Although we think of it in terms of money, there is a corresponding physical reality to all this, too. If entrepreneurs see hot new investment projects and want to start hiring workers and buying raw materials to get started, those workers and resources have to be redirected away from other things.

Ideally, if everyone in the community wanted to cut back on eating out once a month, in order to save up for a summer cruise in 3 years, what would happen is that their spending and saving decisions would (a) cause layoffs in the restaurant industry, and (b) lower interest rates enough to make it profitable for the people in the cruise industry to borrow money to start building more ships and training more crew members. Obviously in the real world things would be messier, but the point is that market prices–especially interest rates of various maturities–would help with this transition.

Now what happens if the government comes in, prints up a bunch of $100 bills, and starts lending them out to borrowers at lower rates than what the original market interest rate was? Obviously that will totally screw things up.

Even if people are fully aware that there’s a guy throwing funny money into the works, they can’t not borrow at the lower rates. That would only work if they could trust every single person in the whole economy to not take the crisp new $100 bills from the Fed official, even though he was offering to lend them at lower terms than the other people offering equally-legal $100 bills.

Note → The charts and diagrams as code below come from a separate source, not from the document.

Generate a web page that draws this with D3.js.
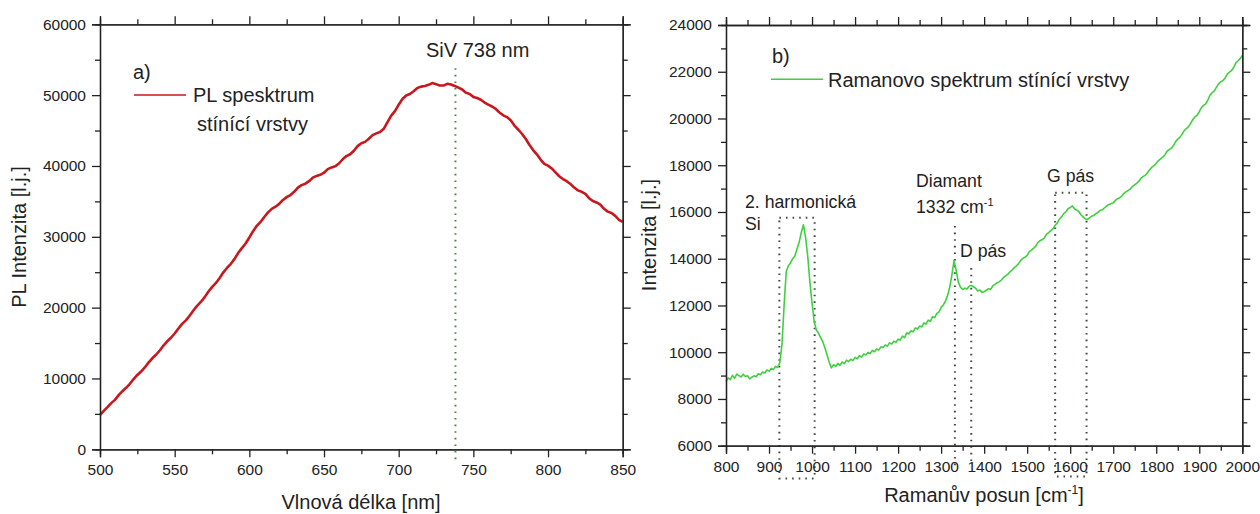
<!DOCTYPE html>
<html>
<head>
<meta charset="utf-8">
<script src="https://cdn.jsdelivr.net/npm/d3@7"></script>
<style>
  html, body { margin: 0; padding: 0; background: #fff; }
  svg { display: block; font-family: "Liberation Sans", Arial, sans-serif; }
  .axis path, .axis line { stroke: #222; stroke-width: 1.3; }
  .lbl { fill: #222; }
</style>
</head>
<body>
<svg id="chart" width="1260" height="514"></svg>
<script>
// ---- Panel a): PL spectrum, sampled every 2.5 nm from 500 to 850 nm ----
const plWavelength = d3.range(500, 850.01, 2.5);
const plIntensity = [
  4840,5420,5950,6520,6980,7650,8200,8680,9250,9900,10500,10980,11550,12250,12850,13350,13950,14650,15250,15750,
  16350,17050,17700,18200,18850,19600,20250,20800,21450,22250,22900,23450,24150,24950,25600,26150,26850,27700,28400,29050,
  29900,30800,31550,32100,32800,33450,33950,34250,34650,35200,35600,35900,36350,36950,37300,37500,37850,38350,38600,38750,
  39050,39550,39800,39950,40350,40950,41400,41650,42150,42800,43200,43400,43850,44350,44600,44800,45250,46200,47100,47750,
  48650,49450,49950,50150,50550,51000,51200,51300,51450,51700,51550,51350,51350,51600,51500,51300,51050,50800,50350,50150,
  49750,49600,49350,48950,48650,48400,48050,47550,47150,46900,46450,45700,45150,44550,43850,43000,42250,41650,40900,40300,
  40050,39650,39100,38550,38150,37850,37450,36950,36550,36350,36050,35450,35050,34850,34550,33950,33550,33350,32950,32400,
  32100];
const plXTicks = [500,550,600,650,700,750,800,850];
const plYTicks = [0,10000,20000,30000,40000,50000,60000];
const sivLine = 738;

// ---- Panel b): Raman spectrum, sampled every 5 cm-1 from 800 to 2000 cm-1 ----
const ramanShift = d3.range(800, 2000.01, 5);
const ramanIntensity = [
  8740,8900,8830,9010,8880,9060,9000,8940,9060,8960,8990,8860,8930,8990,8950,9080,9040,9150,9110,9240,
  9190,9300,9260,9390,9350,9540,10300,12000,13450,13700,13820,14000,14120,14420,14700,15120,15450,14900,14100,13000,
  12100,11300,10950,10820,10620,10450,10180,9880,9560,9330,9470,9390,9520,9440,9580,9510,9660,9600,9700,9640,
  9780,9720,9850,9790,9920,9880,9990,9940,10080,10020,10140,10090,10230,10200,10310,10260,10400,10350,10470,10420,
  10560,10520,10690,10620,10830,10780,10920,10870,11040,10990,11120,11080,11250,11200,11370,11320,11520,11480,11660,11720,
  11920,12020,12190,12420,12780,13300,13920,13500,13000,12780,12680,12740,12700,12820,12860,12800,12740,12620,12660,12560,
  12590,12650,12720,12680,12840,12900,12970,13010,13090,13200,13270,13330,13440,13520,13620,13690,13790,13930,14020,14060,
  14140,14300,14370,14450,14540,14700,14770,14820,14890,15050,15120,15200,15290,15430,15520,15700,15790,15930,16010,16140,
  16190,16260,16140,16080,16020,15880,15790,15700,15680,15750,15820,15860,15930,15990,16070,16100,16180,16260,16320,16350,
  16390,16500,16570,16610,16680,16800,16870,16920,16990,17100,17170,17230,17330,17450,17520,17580,17690,17820,17920,17980,
  18080,18200,18270,18350,18440,18590,18670,18730,18840,19010,19120,19190,19330,19480,19570,19650,19790,19960,20070,20140,
  20290,20470,20560,20630,20790,21000,21110,21180,21340,21480,21570,21620,21730,21900,21980,22050,22180,22380,22470,22560,
  22700];
const ramanXTicks = [800,900,1000,1100,1200,1300,1400,1500,1600,1700,1800,1900,2000];
const ramanYTicks = [6000,8000,10000,12000,14000,16000,18000,20000,22000,24000];
// marked bands: [from, to, bottom, top]
const siBox = [924, 1006, 4600, 15750];
const gBox = [1565, 1638, 4680, 16820];
// marked lines: [position, bottom, top]
const diamondLine = [1332, 5150, 15400];
const dBandLine = [1370, 5150, 13600];

const svg = d3.select("#chart");
const dotStyle = sel => sel.attr("fill", "none").attr("stroke", "#3f4b3f")
  .attr("stroke-width", 2).attr("stroke-dasharray", "1.6,5").attr("stroke-linecap", "butt");

function styleTicks(axisG) {
  axisG.selectAll("text")
    .attr("fill", "#222")
    .attr("font-size", 15.5)
    .attr("font-family", "'Liberation Sans', Arial, sans-serif");
}

function framedAxes(g, x, y, xMajor, xMinor, yMajor, yMinor) {
  const [x0, x1] = x.range();
  const [y0, y1] = y.range(); // y0 = bottom, y1 = top
  const fmt = d3.format("d");
  const major = 8, minor = 5;
  // minor ticks
  g.append("g").attr("class", "axis").attr("transform", `translate(0,${y0})`)
    .call(d3.axisBottom(x).tickValues(xMinor).tickSize(minor).tickFormat(""));
  g.append("g").attr("class", "axis").attr("transform", `translate(0,${y1})`)
    .call(d3.axisTop(x).tickValues(xMinor).tickSize(minor).tickFormat(""));
  g.append("g").attr("class", "axis").attr("transform", `translate(${x0},0)`)
    .call(d3.axisLeft(y).tickValues(yMinor).tickSize(minor).tickFormat(""));
  g.append("g").attr("class", "axis").attr("transform", `translate(${x1},0)`)
    .call(d3.axisRight(y).tickValues(yMinor).tickSize(minor).tickFormat(""));
  // major ticks
  g.append("g").attr("class", "axis").attr("transform", `translate(0,${y0})`)
    .call(d3.axisBottom(x).tickValues(xMajor).tickSize(major).tickPadding(7).tickFormat(fmt))
    .call(styleTicks);
  g.append("g").attr("class", "axis").attr("transform", `translate(0,${y1})`)
    .call(d3.axisTop(x).tickValues(xMajor).tickSize(major).tickFormat(""));
  g.append("g").attr("class", "axis").attr("transform", `translate(${x0},0)`)
    .call(d3.axisLeft(y).tickValues(yMajor).tickSize(major).tickPadding(6).tickFormat(fmt))
    .call(styleTicks);
  g.append("g").attr("class", "axis").attr("transform", `translate(${x1},0)`)
    .call(d3.axisRight(y).tickValues(yMajor).tickSize(major).tickFormat(""));
}

function minorBetween(ticks) {
  const out = [];
  for (let i = 0; i < ticks.length - 1; i++) out.push((ticks[i] + ticks[i + 1]) / 2);
  return out;
}

// ===== Panel a) =====
{
  const x = d3.scaleLinear().domain([500, 850]).range([100, 622.7]);
  const y = d3.scaleLinear().domain([0, 60000]).range([449.3, 24.3]);
  const g = svg.append("g");

  // SiV marker
  g.append("line")
    .attr("x1", x(sivLine)).attr("x2", x(sivLine))
    .attr("y1", y(53800)).attr("y2", y(-1800))
    .call(dotStyle).attr("stroke", "#5b7a5b");

  const line = d3.line().x((d, i) => x(plWavelength[i])).y(d => y(d));
  g.append("path").datum(plIntensity).attr("d", line)
    .attr("fill", "none").attr("stroke", "#c8171d").attr("stroke-width", 2.6)
    .attr("stroke-linejoin", "round");

  framedAxes(g, x, y, plXTicks, minorBetween(plXTicks), plYTicks, minorBetween(plYTicks));

  g.append("text").attr("class", "lbl").attr("x", 361).attr("y", 509)
    .attr("text-anchor", "middle").attr("font-size", 20).text("Vlnová délka [nm]");
  g.append("text").attr("class", "lbl").attr("transform", "translate(26,237) rotate(-90)")
    .attr("text-anchor", "middle").attr("font-size", 20).text("PL Intenzita [l.j.]");

  g.append("text").attr("class", "lbl").attr("x", 133).attr("y", 79).attr("font-size", 20).text("a)");
  g.append("line").attr("x1", 134).attr("x2", 186).attr("y1", 95).attr("y2", 95)
    .attr("stroke", "#c8171d").attr("stroke-width", 1.6);
  g.append("text").attr("class", "lbl").attr("x", 193).attr("y", 102).attr("font-size", 20).text("PL spesktrum");
  g.append("text").attr("class", "lbl").attr("x", 197).attr("y", 131).attr("font-size", 20).text("stínící vrstvy");
  g.append("text").attr("class", "lbl").attr("x", 426).attr("y", 57).attr("font-size", 20).text("SiV 738 nm");
}

// ===== Panel b) =====
{
  const x = d3.scaleLinear().domain([800, 2000]).range([726, 1242.3]);
  const y = d3.scaleLinear().domain([6000, 24000]).range([445.7, 25]);
  const g = svg.append("g");

  // band markers
  for (const b of [siBox, gBox]) {
    g.append("rect").attr("x", x(b[0])).attr("y", y(b[3]))
      .attr("width", x(b[1]) - x(b[0])).attr("height", y(b[2]) - y(b[3]))
      .call(dotStyle);
  }
  for (const l of [diamondLine, dBandLine]) {
    g.append("line").attr("x1", x(l[0])).attr("x2", x(l[0]))
      .attr("y1", y(l[2])).attr("y2", y(l[1])).call(dotStyle);
  }

  const line = d3.line().x((d, i) => x(ramanShift[i])).y(d => y(d));
  g.append("path").datum(ramanIntensity).attr("d", line)
    .attr("fill", "none").attr("stroke", "#3fd03f").attr("stroke-width", 1.6)
    .attr("stroke-linejoin", "round");

  framedAxes(g, x, y, ramanXTicks, minorBetween(ramanXTicks), ramanYTicks, minorBetween(ramanYTicks));

  const xt = g.append("text").attr("class", "lbl").attr("x", 984).attr("y", 502)
    .attr("text-anchor", "middle").attr("font-size", 20);
  xt.append("tspan").text("Ramanův posun [cm");
  xt.append("tspan").attr("dy", -8).attr("font-size", 12).text("-1");
  xt.append("tspan").attr("dy", 8).text("]");
  g.append("text").attr("class", "lbl").attr("transform", "translate(656,235) rotate(-90)")
    .attr("text-anchor", "middle").attr("font-size", 20).text("Intenzita [l.j.]");

  g.append("text").attr("class", "lbl").attr("x", 772).attr("y", 63).attr("font-size", 20).text("b)");
  g.append("line").attr("x1", 771).attr("x2", 823).attr("y1", 79.3).attr("y2", 79.3)
    .attr("stroke", "#3fd03f").attr("stroke-width", 1.6);
  g.append("text").attr("class", "lbl").attr("x", 828).attr("y", 87).attr("font-size", 20)
    .text("Ramanovo spektrum stínící vrstvy");

  const ann = 17.7;
  g.append("text").attr("class", "lbl").attr("x", 745).attr("y", 208).attr("font-size", ann).text("2. harmonická");
  g.append("text").attr("class", "lbl").attr("x", 745).attr("y", 230).attr("font-size", ann).text("Si");
  g.append("text").attr("class", "lbl").attr("x", 916).attr("y", 187).attr("font-size", ann).text("Diamant");
  const dt = g.append("text").attr("class", "lbl").attr("x", 916).attr("y", 213).attr("font-size", ann);
  dt.append("tspan").text("1332 cm");
  dt.append("tspan").attr("dy", -7).attr("font-size", 11).text("-1");
  g.append("text").attr("class", "lbl").attr("x", 960).attr("y", 257).attr("font-size", ann).text("D pás");
  g.append("text").attr("class", "lbl").attr("x", 1047).attr("y", 182).attr("font-size", ann).text("G pás");
}
</script>
</body>
</html>
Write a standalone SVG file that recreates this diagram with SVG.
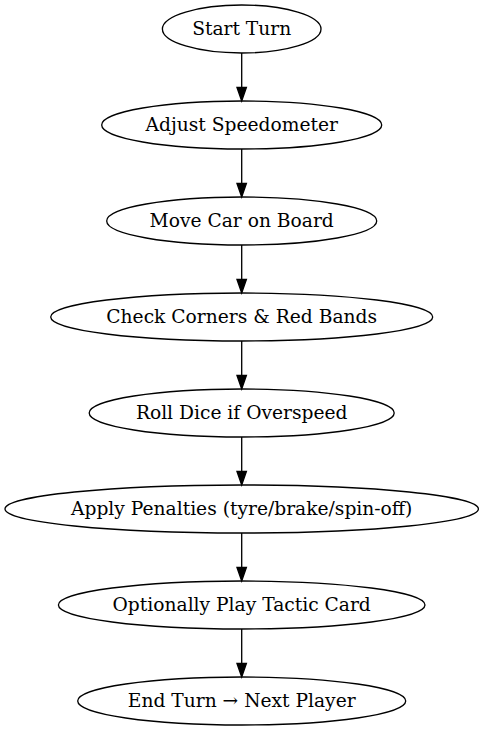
<svg xmlns="http://www.w3.org/2000/svg" width="484" height="731" viewBox="0 0 484 731">
<style>
.n ellipse{fill:none;stroke:#000;stroke-width:1.33}
.n text{font-family:"DejaVu Serif",serif;font-size:18.67px;text-anchor:middle;fill:#000}
#edges line{stroke:#000;stroke-width:1.33}
#edges polygon{fill:#000;stroke:#000;stroke-width:1.33}
</style>
<rect width="484" height="731" fill="#fff"/>
<g id="edges">
<line x1="241.7" y1="53" x2="241.7" y2="87.5"/><polygon points="237,87.5 241.7,101 246.4,87.5"/>
<line x1="241.7" y1="149" x2="241.7" y2="183.5"/><polygon points="237,183.5 241.7,197 246.4,183.5"/>
<line x1="241.7" y1="245" x2="241.7" y2="279.5"/><polygon points="237,279.5 241.7,293 246.4,279.5"/>
<line x1="241.7" y1="341" x2="241.7" y2="375.5"/><polygon points="237,375.5 241.7,389 246.4,375.5"/>
<line x1="241.7" y1="437" x2="241.7" y2="471.5"/><polygon points="237,471.5 241.7,485 246.4,471.5"/>
<line x1="241.7" y1="533" x2="241.7" y2="567.5"/><polygon points="237,567.5 241.7,581 246.4,567.5"/>
<line x1="241.7" y1="629" x2="241.7" y2="663.5"/><polygon points="237,663.5 241.7,677 246.4,663.5"/>
</g>
<g id="n1" class="n"><ellipse cx="241.7" cy="29" rx="79.3" ry="24"/><text x="241.7" y="35">Start Turn</text></g>
<g id="n2" class="n"><ellipse cx="241.7" cy="125" rx="140" ry="24"/><text x="241.7" y="131">Adjust Speedometer</text></g>
<g id="n3" class="n"><ellipse cx="241.7" cy="221" rx="135" ry="24"/><text x="241.7" y="227">Move Car on Board</text></g>
<g id="n4" class="n"><ellipse cx="241.7" cy="317" rx="191" ry="24"/><text x="241.7" y="323">Check Corners &amp; Red Bands</text></g>
<g id="n5" class="n"><ellipse cx="241.7" cy="413" rx="152.5" ry="24"/><text x="241.7" y="419">Roll Dice if Overspeed</text></g>
<g id="n6" class="n"><ellipse cx="241.7" cy="509" rx="236.7" ry="24"/><text x="241.7" y="515">Apply Penalties (tyre/brake/spin-off)</text></g>
<g id="n7" class="n"><ellipse cx="241.7" cy="605" rx="183.3" ry="24"/><text x="241.7" y="611">Optionally Play Tactic Card</text></g>
<g id="n8" class="n"><ellipse cx="241.7" cy="701" rx="164" ry="24"/><text x="241.7" y="707">End Turn → Next Player</text></g>
</svg>
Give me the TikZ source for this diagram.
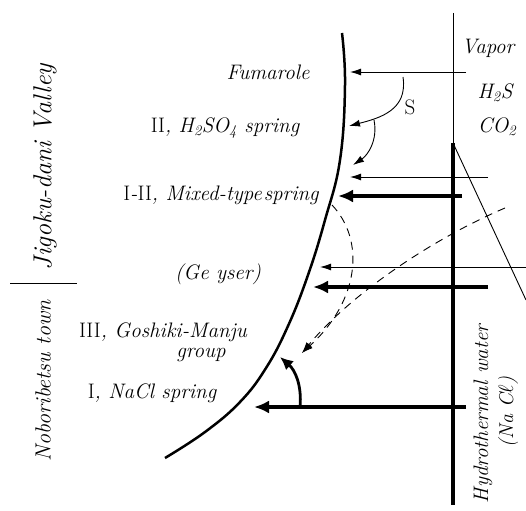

The point is that it can’t be the case that this handing out of new money is benign. People end up borrowing more money than they otherwise would have been able to get. Even a particular entrepreneur who knows there is a bubble, and knows interest rates will eventually shoot up, and who gets out in time, has still screwed things up. In other words the damage caused by the Fed guy handing out $100 bills is not simply the borrowers who get caught with their pants down when rates shoot up earlier than they thought.

No, from DAY ONE, when people borrow more money at the artificially low interest rate than they should have been able to borrow, the structure of the market starts diverging from what it should have been. If you think “rational expectations” should allow people to offset everything, then you are really saying the market interest rate serves no function.

If you admit the market interest rate means something–that a businessperson needs to know, for example, whether the one-year rate is 3 percent versus 2 percent–then you have to admit that it screws things up if the government pushes down the original 3 percent rate to 2 percent.